# How many white clouds in a 20 gallon tank?



## Obi1Goosie2043 (Oct 22, 2013)

I have a 20 gallon tank with four guppies, one female betta, and 3 white clouds. The other white clouds died, so I am left with only three. 

I was thinking of buying about 7 more and make them a group of 10. That would make it so I have 15 fish in my tank. Is that too much? They are all small fish? Or should I only get five more and make it a group of 8? What do you think?


----------



## otter (Aug 10, 2012)

It's best to sort of "test out the waters".
The more fish you add, the more crowded it will be, and the more possibility of problems of arising. I think that you should try to keep the numbers as low as possible without stressing out schooling fish by keeping them in tiny numbers. I would go for a group of 7 whiteclouds.

Also I am curious, do you have problems with your betta and guppies? My female would always injure my guppies so I stopped putting them together. I think that she liked to bite their frilly tails.


----------



## Obi1Goosie2043 (Oct 22, 2013)

otter said:


> It's best to sort of "test out the waters".
> The more fish you add, the more crowded it will be, and the more possibility of problems of arising. I think that you should try to keep the numbers as low as possible without stressing out schooling fish by keeping them in tiny numbers. I would go for a group of 7 whiteclouds.
> 
> Also I am curious, do you have problems with your betta and guppies? My female would always injure my guppies so I stopped putting them together. I think that she liked to bite their frilly tails.


Nope.
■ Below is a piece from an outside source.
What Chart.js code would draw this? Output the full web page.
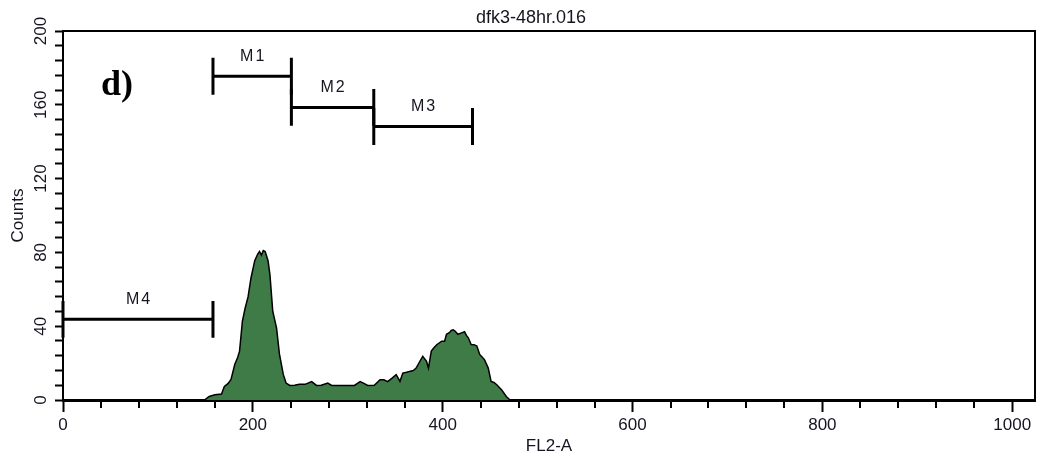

I seem to be okay with my guppies and female betta, they all get along and sometimes they actually swim together. But for the most part, the female betta just ignores the guppies. But maybe I just have a calm, not aggressive female betta. 
I have about 4 guppies, and that seems to be a good amount for the female betta to handle.


----------



## tankman12 (Nov 13, 2012)

Well they shouldnt really be together, due to the major temp difference. Bettas like 78-82, guppies like 75ish, and white clouds like 67-72. But since they are minnows they will adapt, but not thrive.
_Posted via Mobile Device_


----------